== What is expected ==
Go through the data below and copy it exactly, skipping every picture.

-----

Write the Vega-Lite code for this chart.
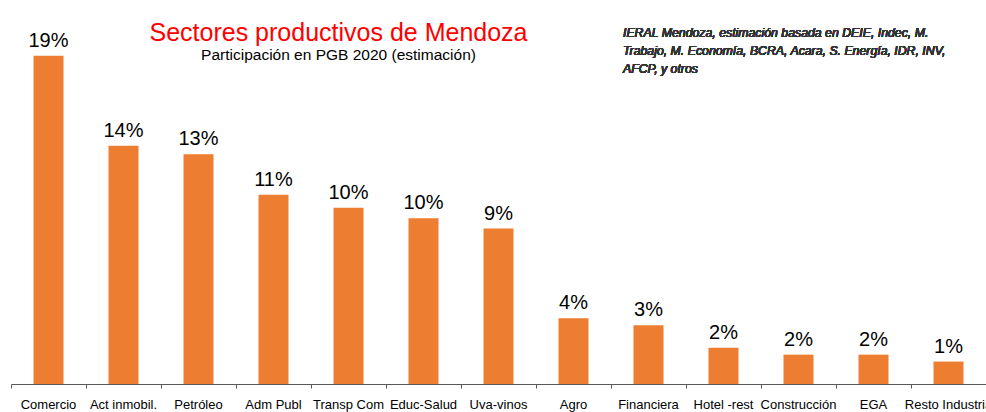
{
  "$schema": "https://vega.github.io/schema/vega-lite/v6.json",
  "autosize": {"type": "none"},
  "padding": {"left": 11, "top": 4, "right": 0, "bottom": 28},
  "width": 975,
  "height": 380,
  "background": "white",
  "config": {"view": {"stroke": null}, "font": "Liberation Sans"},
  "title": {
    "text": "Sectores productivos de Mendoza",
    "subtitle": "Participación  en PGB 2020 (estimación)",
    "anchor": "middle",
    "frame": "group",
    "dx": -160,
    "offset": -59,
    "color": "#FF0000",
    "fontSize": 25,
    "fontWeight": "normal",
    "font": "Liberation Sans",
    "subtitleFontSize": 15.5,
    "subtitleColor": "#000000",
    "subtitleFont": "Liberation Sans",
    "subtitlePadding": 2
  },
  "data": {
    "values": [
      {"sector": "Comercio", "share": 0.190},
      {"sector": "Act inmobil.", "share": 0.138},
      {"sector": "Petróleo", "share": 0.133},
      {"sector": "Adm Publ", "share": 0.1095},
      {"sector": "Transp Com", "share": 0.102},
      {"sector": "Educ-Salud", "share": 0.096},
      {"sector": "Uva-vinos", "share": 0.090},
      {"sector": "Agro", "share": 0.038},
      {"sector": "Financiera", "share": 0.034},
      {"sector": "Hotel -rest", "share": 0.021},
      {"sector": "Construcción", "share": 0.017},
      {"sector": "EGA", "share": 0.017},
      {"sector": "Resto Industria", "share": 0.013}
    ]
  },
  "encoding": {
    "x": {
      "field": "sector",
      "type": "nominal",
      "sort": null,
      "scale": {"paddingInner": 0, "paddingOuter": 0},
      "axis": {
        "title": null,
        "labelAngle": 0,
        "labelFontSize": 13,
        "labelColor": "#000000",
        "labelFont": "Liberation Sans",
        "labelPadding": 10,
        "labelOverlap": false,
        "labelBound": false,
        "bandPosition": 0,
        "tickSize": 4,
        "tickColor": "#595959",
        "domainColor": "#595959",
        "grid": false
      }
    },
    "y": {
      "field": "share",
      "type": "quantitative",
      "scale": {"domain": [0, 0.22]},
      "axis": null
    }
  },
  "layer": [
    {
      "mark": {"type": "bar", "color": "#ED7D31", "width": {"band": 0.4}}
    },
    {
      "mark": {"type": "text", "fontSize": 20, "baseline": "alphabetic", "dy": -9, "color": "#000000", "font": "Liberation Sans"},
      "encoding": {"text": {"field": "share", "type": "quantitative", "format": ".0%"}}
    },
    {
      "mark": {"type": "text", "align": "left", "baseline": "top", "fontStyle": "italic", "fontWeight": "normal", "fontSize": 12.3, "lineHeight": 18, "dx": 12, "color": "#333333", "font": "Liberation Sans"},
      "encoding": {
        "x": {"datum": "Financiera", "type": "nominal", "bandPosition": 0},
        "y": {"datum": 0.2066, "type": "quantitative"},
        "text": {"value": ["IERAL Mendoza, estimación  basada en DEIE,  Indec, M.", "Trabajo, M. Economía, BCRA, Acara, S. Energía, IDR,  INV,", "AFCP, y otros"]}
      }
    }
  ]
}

-----

== Result for this exercise ==
Write the Vega-Lite code for this chart.
{
  "$schema": "https://vega.github.io/schema/vega-lite/v6.json",
  "autosize": {"type": "none"},
  "padding": {"left": 11, "top": 4, "right": 0, "bottom": 28},
  "width": 975,
  "height": 380,
  "background": "white",
  "config": {"view": {"stroke": null}, "font": "Liberation Sans"},
  "title": {
    "text": "Sectores productivos de Mendoza",
    "subtitle": "Participación  en PGB 2020 (estimación)",
    "anchor": "middle",
    "frame": "group",
    "dx": -160,
    "offset": -59,
    "color": "#FF0000",
    "fontSize": 25,
    "fontWeight": "normal",
    "font": "Liberation Sans",
    "subtitleFontSize": 15.5,
    "subtitleColor": "#000000",
    "subtitleFont": "Liberation Sans",
    "subtitlePadding": 2
  },
  "data": {
    "values": [
      {"sector": "Comercio", "share": 0.190},
      {"sector": "Act inmobil.", "share": 0.138},
      {"sector": "Petróleo", "share": 0.133},
      {"sector": "Adm Publ", "share": 0.1095},
      {"sector": "Transp Com", "share": 0.102},
      {"sector": "Educ-Salud", "share": 0.096},
      {"sector": "Uva-vinos", "share": 0.090},
      {"sector": "Agro", "share": 0.038},
      {"sector": "Financiera", "share": 0.034},
      {"sector": "Hotel -rest", "share": 0.021},
      {"sector": "Construcción", "share": 0.017},
      {"sector": "EGA", "share": 0.017},
      {"sector": "Resto Industria", "share": 0.013}
    ]
  },
  "encoding": {
    "x": {
      "field": "sector",
      "type": "nominal",
      "sort": null,
      "scale": {"paddingInner": 0, "paddingOuter": 0},
      "axis": {
        "title": null,
        "labelAngle": 0,
        "labelFontSize": 13,
        "labelColor": "#000000",
        "labelFont": "Liberation Sans",
        "labelPadding": 10,
        "labelOverlap": false,
        "labelBound": false,
        "bandPosition": 0,
        "tickSize": 4,
        "tickColor": "#595959",
        "domainColor": "#595959",
        "grid": false
      }
    },
    "y": {
      "field": "share",
      "type": "quantitative",
      "scale": {"domain": [0, 0.22]},
      "axis": null
    }
  },
  "layer": [
    {
      "mark": {"type": "bar", "color": "#ED7D31", "width": {"band": 0.4}}
    },
    {
      "mark": {"type": "text", "fontSize": 20, "baseline": "alphabetic", "dy": -9, "color": "#000000", "font": "Liberation Sans"},
      "encoding": {"text": {"field": "share", "type": "quantitative", "format": ".0%"}}
    },
    {
      "mark": {"type": "text", "align": "left", "baseline": "top", "fontStyle": "italic", "fontWeight": "normal", "fontSize": 12.3, "lineHeight": 18, "dx": 12, "color": "#333333", "font": "Liberation Sans"},
      "encoding": {
        "x": {"datum": "Financiera", "type": "nominal", "bandPosition": 0},
        "y": {"datum": 0.2066, "type": "quantitative"},
        "text": {"value": ["IERAL Mendoza, estimación  basada en DEIE,  Indec, M.", "Trabajo, M. Economía, BCRA, Acara, S. Energía, IDR,  INV,", "AFCP, y otros"]}
      }
    }
  ]
}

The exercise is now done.